Thursday, May 23, 2019

Deepen the learning

At this week's school committee meeting, administrators discussed deepening the learning. Of course, that's a goal I'm a fan of since I know that when we do the work possible to make learning meaningful, deep, and relevant, we make the learning engaging and enriching. This is good.

How can we deepen the learning? What exactly do we do to make this happen?

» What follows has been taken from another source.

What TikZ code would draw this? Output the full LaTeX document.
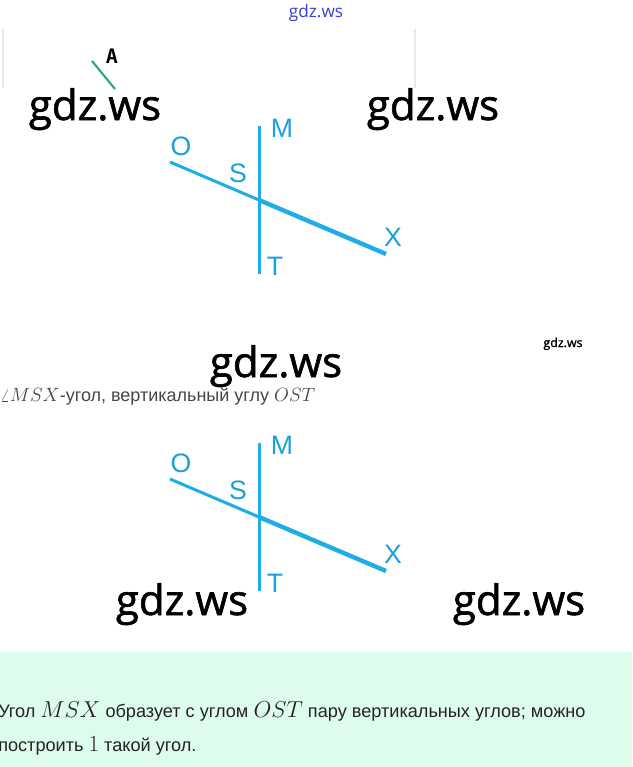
\documentclass[tikz,border=0pt]{standalone}
\usepackage[no-math]{fontspec}
\setmainfont{Liberation Sans}
\newfontfamily\markfont[FakeBold=1.4]{Open Sans}
\newfontfamily\linkfont{Open Sans}
\newfontfamily\letterfont{DejaVu Sans Mono}
\definecolor{lineblue}{RGB}{32,172,230}
\definecolor{labelblue}{RGB}{28,160,218}
\definecolor{segreen}{RGB}{45,170,115}
\definecolor{framegray}{RGB}{232,232,232}
\definecolor{linkblue}{RGB}{60,60,215}
\definecolor{notegreen}{RGB}{221,252,236}
\definecolor{textgray}{RGB}{70,70,70}
\definecolor{textdark}{RGB}{35,35,35}
\newcommand\mathpart[2]{{\fontsize{#1}{#1}\selectfont$#2$}}
\tikzset{
  ray/.style={draw=lineblue, line width=2.25pt},
  thickray/.style={ray, line width=3.3pt},
  ptlabel/.style={text=labelblue, inner sep=0pt, font=\fontsize{20}{20}\selectfont},
  wmark/.style={anchor=base, inner sep=0pt, font=\markfont\fontsize{31.5}{31.5}\selectfont},
  notetext/.style={anchor=base west, inner sep=0pt, text=textdark, font=\fontsize{13.6}{15}\selectfont}
}
\begin{document}
\begin{tikzpicture}[x=0.75pt, y=-0.75pt]
  \useasboundingbox (0,0) rectangle (632,767);
  \fill[white] (0,0) rectangle (632,767);
  % header
  \node[anchor=base, inner sep=0pt, text=linkblue, font=\linkfont\fontsize{12.9}{13}\selectfont] (link) at (316,18) {gdz.ws};
  \draw[framegray, line width=1.2pt] (3,29) -- (3,88);
  \draw[framegray, line width=1.2pt] (415,29) -- (415,88);
  \coordinate (a1) at (92,61);
  \coordinate (a2) at (115,89);
  \draw[segreen, line width=1.6pt] (a1) -- (a2);
  \node[inner sep=0pt, font=\letterfont\bfseries\fontsize{15}{15}\selectfont] (A) at (112,56) {A};
  % first drawing
  \begin{scope}
    \coordinate (O1) at (170,162);
    \coordinate (S1) at (259,200);
    \coordinate (X1) at (386,254);
    \coordinate (M1) at (259,126);
    \coordinate (T1) at (259,274);
    \draw[ray] (O1) -- (S1);
    \draw[thickray] (S1) -- (X1);
    \draw[ray] (M1) -- (T1);
    \node[ptlabel] (lO1) at (181,146) {O};
    \node[ptlabel] (lS1) at (238,173) {S};
    \node[ptlabel] (lM1) at (282,128) {M};
    \node[ptlabel] (lX1) at (393,237) {X};
    \node[ptlabel] (lT1) at (275,266) {T};
  \end{scope}
  % second drawing
  \begin{scope}[shift={(0,317)}]
    \coordinate (O2) at (170,162);
    \coordinate (S2) at (259,200);
    \coordinate (X2) at (386,254);
    \coordinate (M2) at (259,126);
    \coordinate (T2) at (259,274);
    \draw[ray] (O2) -- (S2);
    \draw[thickray] (S2) -- (X2);
    \draw[ray] (M2) -- (T2);
    \node[ptlabel] (lO2) at (181,146) {O};
    \node[ptlabel] (lS2) at (238,173) {S};
    \node[ptlabel] (lM2) at (282,128) {M};
    \node[ptlabel] (lX2) at (393,237) {X};
    \node[ptlabel] (lT2) at (275,266) {T};
  \end{scope}
  % caption between the drawings
  \node[anchor=base west, inner sep=0pt, text=textgray, font=\fontsize{13.5}{15}\selectfont] (caption) at (0,401)
    {\mathpart{13.5}{\angle MSX}-угол, вертикальный углу \mathpart{14.5}{OST}};
  % answer box
  \fill[notegreen] (0,652) rectangle (632,767);
  \node[notetext] (line1) at (-2,717)
    {Угол \mathpart{17}{MSX} образует с углом \mathpart{17}{OST} пару вертикальных углов; можно};
  \node[notetext] (line2) at (-2,751)
    {построить \mathpart{17}{1} такой угол.};
  % watermarks
  \node[wmark] (w1) at (95,120) {gdz.ws};
  \node[wmark] (w2) at (433,120) {gdz.ws};
  \node[wmark] (w3) at (276,377) {gdz.ws};
  \node[wmark] (w4) at (182,615) {gdz.ws};
  \node[wmark] (w5) at (519,615) {gdz.ws};
  \node[anchor=base, inner sep=0pt, font=\markfont\fontsize{9.3}{10}\selectfont] (w6) at (563,347) {gdz.ws};
\end{tikzpicture}
\end{document}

Assess the current learning efforts
How successful are current learning efforts? How do you assess that success? Our team conducts a holistic assessment using these tools and techniques:
  • Student written reflections and reflective discussions
  • State, system, and classroom test results and project work
  • Student reactions to the learning--are they happy, are they invested, are they applying the new knowledge, do we hear them talking about the learning in meaningful ways?
  • Parent and administrator feedback
  • Assessment with regard to new education research and professional learning
Notice the deficits and opportunity for greater growth
As we teach we are aware of deficits and opportunities to teach better. We keep track of those ideas and use them to improve the teaching ahead. For example, students create plant packets. Next year we'd like to build on that project by turning those plant packet seedlings into vertical gardens that green our classrooms and make our classrooms learning labs. Currently ways that we would like to improve the overall curriculum including the following efforts:
  • Embed social-emotional learning more explicitly and successfully throughout the curriculum
  • Weave curriculum goals from varied disciplines together into meaningful learning more often and with greater depth
  • Use the local environment as a stage for meaningful learning more often throughout all disciplines
  • Make sure that students read, write, discuss, and present on learning as a way to deepen their ability to learn and apply the content facts, concepts, vocabulary, and skills.
  • When we receive test results, we'll look closely at specific standards that students were less successful with and think about how we might strengthen students' learning in those areas with greater depth, meaning, and engagement. Our systemwide tests have already pointed to a few areas that we can strengthen next year. For example, we review the area model often for fractions, but when students were called to use that approach they could not independently do it. Next year that skill will be the focus of a meaningful performance assessment based on a meaningful, relevant problem to solve. Using a writers workshop approach of drafting, editing, and completing a final copy will help every child attain greater depth and skill with this learning standard.
Organize the learning with lesson plans, related resources, and website pages
Once we identify the areas that we want to grow, we then research and write up the plans for growth. Those plans include the learning experiences, related videos, needed materials, and informative project pages on our class websites. This sets the stage for the improved teaching.

Curriculum Map
We weave our new learning with existing learning by mapping the teaching year. The loose-tight map we make ensures that we include all teaching/learning efforts and makes space for new and revised learning efforts. We revise the map as needed.

Weekly Schedule
We create a weekly schedule that ensures that we meet the teaching goals and objectives. 

Regular Meetings
We meet regularly to review and revise the teaching/learning schedule, events, and learning experiences. We invite families, students, and colleagues to join us on this journey via regular communication and the invitation to share their ideas, questions, and expertise as we travel a year of meaningful and engaging learning with and for students.